- [What is asked]
Retype each line of the material exactly, please, skipping any picture in it.

- [Records supplied]
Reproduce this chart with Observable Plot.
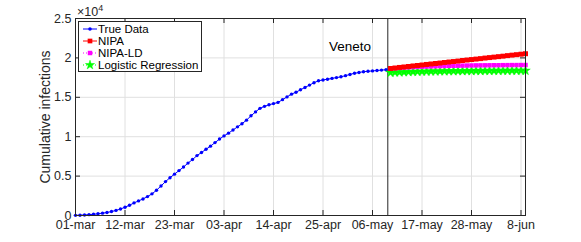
<!DOCTYPE html>
<html><head><meta charset="utf-8">
<script src="https://cdn.jsdelivr.net/npm/d3@7"></script>
<script src="https://cdn.jsdelivr.net/npm/@observablehq/plot@0.6"></script>
<style>body{margin:0;background:#fff}#chart{width:581px;height:242px}</style>
</head><body><div id="chart"></div>
<script>
// ---- data ----
const tickDays = [0, 11, 22, 33, 44, 55, 66, 77, 88, 99];
const tickLabels = ["01-mar","12-mar","23-mar","03-apr","14-apr","25-apr","06-may","17-may","28-may","8-jun"];
const yTicks = [0, 5000, 10000, 15000, 20000, 25000];
const seriesNames = ["True Data", "NIPA", "NIPA-LD", "Logistic Regression"];
const regionName = "Veneto";
// cumulative infections, one value per day from 01-mar
const trueData = [20,40,70,110,160,220,300,380,500,650,820,1050,1300,1600,1850,2100,2400,2750,3200,3750,
  4300,4800,5250,5700,6150,6650,7100,7600,8000,8400,8800,9250,9700,10100,10450,10850,11250,11650,12100,12650,
  13150,13600,13850,14050,14200,14350,14700,15050,15400,15650,15950,16250,16550,16850,17100,17200,17300,17400,17500,17600,
  17750,17900,18050,18150,18250,18300,18350,18400,18450,18500];
const predStartDay = 70;   // first predicted day (10-may)
const splitDay = 69.4;     // end of observed data
const nipa = [18660,18720,18790,18850,18910,18980,19040,19100,19170,19230,19290,19350,19420,19480,19540,19600,
  19670,19730,19790,19850,19910,19980,20040,20100,20160,20220,20290,20350,20410,20470,20530];
const nipaLD = [18650,18690,18730,18770,18800,18830,18860,18880,18900,18920,18940,18960,18975,18990,19000,19010,
  19020,19030,19040,19050,19055,19060,19065,19070,19075,19080,19085,19090,19092,19095,19100];
const logistic = [18130,18160,18180,18200,18220,18240,18255,18270,18280,18290,18300,18310,18320,18325,18330,18335,
  18340,18345,18350,18355,18360,18365,18370,18372,18375,18378,18380,18383,18386,18388,18390];

const trueRows = trueData.map((v, i) => ({day: i, v}));
const predRows = arr => arr.map((v, i) => ({day: predStartDay + i, v}));
const nipaRows = predRows(nipa), ldRows = predRows(nipaLD), logRows = predRows(logistic);

const W = 581, H = 242, ml = 75, mr = 56, mt = 18, mb = 27;
const fw = W - ml - mr, fh = H - mt - mb;
const ink = "#262626", gridC = "#e0e0e0";
const font = "'Liberation Sans', Arial, Helvetica, sans-serif";
const cBlue = "#0000ff", cRed = "#ff0000", cMag = "#ff00ff", cGreen = "#00ff00";

const chart = Plot.plot({
  width: W, height: H, marginLeft: ml, marginRight: mr, marginTop: mt, marginBottom: mb,
  style: {fontFamily: font, fontSize: "12.5px", color: ink, background: "#fff", overflow: "visible"},
  x: {domain: [0, 100], axis: null},
  y: {domain: [0, 25000], axis: null},
  marks: [
    Plot.gridX(tickDays, {stroke: gridC, strokeOpacity: 1}),
    Plot.gridY(yTicks, {stroke: gridC, strokeOpacity: 1}),
    Plot.axisX(tickDays, {anchor: "bottom", tickSize: 0, tickPadding: 5, label: null, fill: ink,
      tickFormat: d => tickLabels[tickDays.indexOf(d)]}),
    Plot.axisY(yTicks, {anchor: "left", tickSize: 0, tickPadding: 4, label: null, fill: ink,
      tickFormat: d => String(d / 10000)}),
    Plot.tickX(tickDays, {x: d => d, stroke: ink, insetTop: fh - 5}),
    Plot.tickX(tickDays, {x: d => d, stroke: ink, insetBottom: fh - 5}),
    Plot.tickY(yTicks, {y: d => d, stroke: ink, insetRight: fw - 5}),
    Plot.tickY(yTicks, {y: d => d, stroke: ink, insetLeft: fw - 5}),
    Plot.ruleX([splitDay], {stroke: ink, strokeWidth: 1}),
    Plot.line(trueRows, {x: "day", y: "v", stroke: cBlue, strokeWidth: 1}),
    Plot.dot(trueRows, {x: "day", y: "v", r: 1.7, fill: cBlue}),
    Plot.line(logRows, {x: "day", y: "v", stroke: cGreen, strokeDasharray: "1,2"}),
    Plot.dot(logRows, {x: "day", y: "v", symbol: "star", r: 3, fill: cGreen, stroke: cGreen, strokeWidth: 0.5}),
    Plot.line(ldRows, {x: "day", y: "v", stroke: cMag, strokeDasharray: "1,2"}),
    Plot.dot(ldRows, {x: "day", y: "v", symbol: "square", r: 2.5, fill: cMag}),
    Plot.line(nipaRows, {x: "day", y: "v", stroke: cRed}),
    Plot.dot(nipaRows, {x: "day", y: "v", symbol: "square", r: 2.8, fill: cRed}),
    Plot.text([regionName], {x: 61, y: 21450, text: d => d, fontSize: 13.5, fill: "#000"}),
    Plot.frame({stroke: ink})
  ]
});
document.getElementById("chart").appendChild(chart);

const svg = d3.select(chart);
// exponent label
const ex = svg.append("text").attr("x", 77).attr("y", 15.5).attr("font-family", font)
  .attr("text-anchor", "start").attr("font-size", "12.5px").attr("fill", ink);
ex.append("tspan").text("\u00d710");
ex.append("tspan").attr("font-size", "9px").attr("dy", -5).text("4");
// y label
svg.append("text").attr("transform", "translate(50,117) rotate(-90)").attr("text-anchor", "middle")
  .attr("font-family", font).attr("font-size", "14px").attr("fill", ink).text("Cumulative infections");
// legend
const lg = svg.append("g").attr("font-family", font).attr("font-size", "11.5px").attr("text-anchor", "start");
lg.append("rect").attr("x", 78.5).attr("y", 21.5).attr("width", 123).attr("height", 50)
  .attr("fill", "#fff").attr("stroke", ink);
const legStyle = [
  {c: cBlue, dash: null, sym: d3.symbolCircle, size: 10, stroke: false},
  {c: cRed, dash: null, sym: d3.symbolSquare, size: 22, stroke: false},
  {c: cMag, dash: "1,2", sym: d3.symbolSquare, size: 20, stroke: false},
  {c: cGreen, dash: "1,2", sym: d3.symbolStar, size: 26, stroke: true}
];
seriesNames.forEach((name, i) => {
  const y = 29 + i * 12, s = legStyle[i];
  lg.append("line").attr("x1", 83).attr("x2", 97).attr("y1", y).attr("y2", y)
    .attr("stroke", s.c).attr("stroke-width", 1).attr("stroke-dasharray", s.dash);
  lg.append("path").attr("transform", `translate(90,${y})`).attr("d", d3.symbol(s.sym, s.size)())
    .attr("fill", s.c).attr("stroke", s.stroke ? s.c : null).attr("stroke-width", 0.5);
  lg.append("text").attr("x", 98).attr("y", y).attr("dy", "0.35em").attr("fill", "#000").text(name);
});
</script>
</body></html>
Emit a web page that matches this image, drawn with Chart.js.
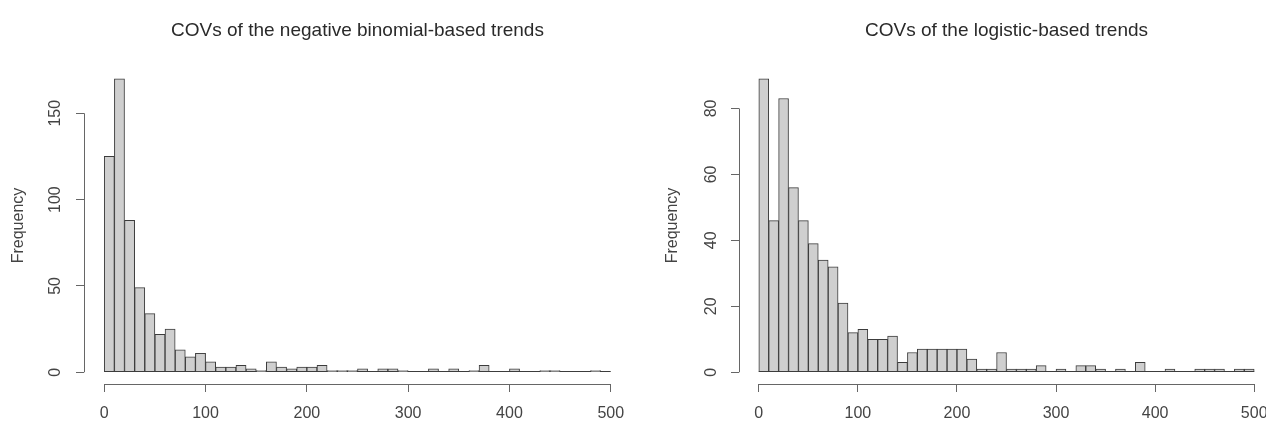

- [Response to the task]
Reproduce this chart with Observable Plot.
<!DOCTYPE html>
<html><head><meta charset="utf-8">
<script src="https://cdn.jsdelivr.net/npm/d3@7"></script>
<script src="https://cdn.jsdelivr.net/npm/@observablehq/plot@0.6"></script>
<style>body{margin:0;background:#fff}#chart{width:581px;height:242px}</style>
</head><body><div id="chart"></div>
<script>
// ---- data ----
const tickDays = [0, 11, 22, 33, 44, 55, 66, 77, 88, 99];
const tickLabels = ["01-mar","12-mar","23-mar","03-apr","14-apr","25-apr","06-may","17-may","28-may","8-jun"];
const yTicks = [0, 5000, 10000, 15000, 20000, 25000];
const seriesNames = ["True Data", "NIPA", "NIPA-LD", "Logistic Regression"];
const regionName = "Veneto";
// cumulative infections, one value per day from 01-mar
const trueData = [20,40,70,110,160,220,300,380,500,650,820,1050,1300,1600,1850,2100,2400,2750,3200,3750,
  4300,4800,5250,5700,6150,6650,7100,7600,8000,8400,8800,9250,9700,10100,10450,10850,11250,11650,12100,12650,
  13150,13600,13850,14050,14200,14350,14700,15050,15400,15650,15950,16250,16550,16850,17100,17200,17300,17400,17500,17600,
  17750,17900,18050,18150,18250,18300,18350,18400,18450,18500];
const predStartDay = 70;   // first predicted day (10-may)
const splitDay = 69.4;     // end of observed data
const nipa = [18660,18720,18790,18850,18910,18980,19040,19100,19170,19230,19290,19350,19420,19480,19540,19600,
  19670,19730,19790,19850,19910,19980,20040,20100,20160,20220,20290,20350,20410,20470,20530];
const nipaLD = [18650,18690,18730,18770,18800,18830,18860,18880,18900,18920,18940,18960,18975,18990,19000,19010,
  19020,19030,19040,19050,19055,19060,19065,19070,19075,19080,19085,19090,19092,19095,19100];
const logistic = [18130,18160,18180,18200,18220,18240,18255,18270,18280,18290,18300,18310,18320,18325,18330,18335,
  18340,18345,18350,18355,18360,18365,18370,18372,18375,18378,18380,18383,18386,18388,18390];

const trueRows = trueData.map((v, i) => ({day: i, v}));
const predRows = arr => arr.map((v, i) => ({day: predStartDay + i, v}));
const nipaRows = predRows(nipa), ldRows = predRows(nipaLD), logRows = predRows(logistic);

const W = 581, H = 242, ml = 75, mr = 56, mt = 18, mb = 27;
const fw = W - ml - mr, fh = H - mt - mb;
const ink = "#262626", gridC = "#e0e0e0";
const font = "'Liberation Sans', Arial, Helvetica, sans-serif";
const cBlue = "#0000ff", cRed = "#ff0000", cMag = "#ff00ff", cGreen = "#00ff00";

const chart = Plot.plot({
  width: W, height: H, marginLeft: ml, marginRight: mr, marginTop: mt, marginBottom: mb,
  style: {fontFamily: font, fontSize: "12.5px", color: ink, background: "#fff", overflow: "visible"},
  x: {domain: [0, 100], axis: null},
  y: {domain: [0, 25000], axis: null},
  marks: [
    Plot.gridX(tickDays, {stroke: gridC, strokeOpacity: 1}),
    Plot.gridY(yTicks, {stroke: gridC, strokeOpacity: 1}),
    Plot.axisX(tickDays, {anchor: "bottom", tickSize: 0, tickPadding: 5, label: null, fill: ink,
      tickFormat: d => tickLabels[tickDays.indexOf(d)]}),
    Plot.axisY(yTicks, {anchor: "left", tickSize: 0, tickPadding: 4, label: null, fill: ink,
      tickFormat: d => String(d / 10000)}),
    Plot.tickX(tickDays, {x: d => d, stroke: ink, insetTop: fh - 5}),
    Plot.tickX(tickDays, {x: d => d, stroke: ink, insetBottom: fh - 5}),
    Plot.tickY(yTicks, {y: d => d, stroke: ink, insetRight: fw - 5}),
    Plot.tickY(yTicks, {y: d => d, stroke: ink, insetLeft: fw - 5}),
    Plot.ruleX([splitDay], {stroke: ink, strokeWidth: 1}),
    Plot.line(trueRows, {x: "day", y: "v", stroke: cBlue, strokeWidth: 1}),
    Plot.dot(trueRows, {x: "day", y: "v", r: 1.7, fill: cBlue}),
    Plot.line(logRows, {x: "day", y: "v", stroke: cGreen, strokeDasharray: "1,2"}),
    Plot.dot(logRows, {x: "day", y: "v", symbol: "star", r: 3, fill: cGreen, stroke: cGreen, strokeWidth: 0.5}),
    Plot.line(ldRows, {x: "day", y: "v", stroke: cMag, strokeDasharray: "1,2"}),
    Plot.dot(ldRows, {x: "day", y: "v", symbol: "square", r: 2.5, fill: cMag}),
    Plot.line(nipaRows, {x: "day", y: "v", stroke: cRed}),
    Plot.dot(nipaRows, {x: "day", y: "v", symbol: "square", r: 2.8, fill: cRed}),
    Plot.text([regionName], {x: 61, y: 21450, text: d => d, fontSize: 13.5, fill: "#000"}),
    Plot.frame({stroke: ink})
  ]
});
document.getElementById("chart").appendChild(chart);

const svg = d3.select(chart);
// exponent label
const ex = svg.append("text").attr("x", 77).attr("y", 15.5).attr("font-family", font)
  .attr("text-anchor", "start").attr("font-size", "12.5px").attr("fill", ink);
ex.append("tspan").text("\u00d710");
ex.append("tspan").attr("font-size", "9px").attr("dy", -5).text("4");
// y label
svg.append("text").attr("transform", "translate(50,117) rotate(-90)").attr("text-anchor", "middle")
  .attr("font-family", font).attr("font-size", "14px").attr("fill", ink).text("Cumulative infections");
// legend
const lg = svg.append("g").attr("font-family", font).attr("font-size", "11.5px").attr("text-anchor", "start");
lg.append("rect").attr("x", 78.5).attr("y", 21.5).attr("width", 123).attr("height", 50)
  .attr("fill", "#fff").attr("stroke", ink);
const legStyle = [
  {c: cBlue, dash: null, sym: d3.symbolCircle, size: 10, stroke: false},
  {c: cRed, dash: null, sym: d3.symbolSquare, size: 22, stroke: false},
  {c: cMag, dash: "1,2", sym: d3.symbolSquare, size: 20, stroke: false},
  {c: cGreen, dash: "1,2", sym: d3.symbolStar, size: 26, stroke: true}
];
seriesNames.forEach((name, i) => {
  const y = 29 + i * 12, s = legStyle[i];
  lg.append("line").attr("x1", 83).attr("x2", 97).attr("y1", y).attr("y2", y)
    .attr("stroke", s.c).attr("stroke-width", 1).attr("stroke-dasharray", s.dash);
  lg.append("path").attr("transform", `translate(90,${y})`).attr("d", d3.symbol(s.sym, s.size)())
    .attr("fill", s.c).attr("stroke", s.stroke ? s.c : null).attr("stroke-width", 0.5);
  lg.append("text").attr("x", 98).attr("y", y).attr("dy", "0.35em").attr("fill", "#000").text(name);
});
</script>
</body></html>
Emit a web page that matches this image, drawn with Chart.js.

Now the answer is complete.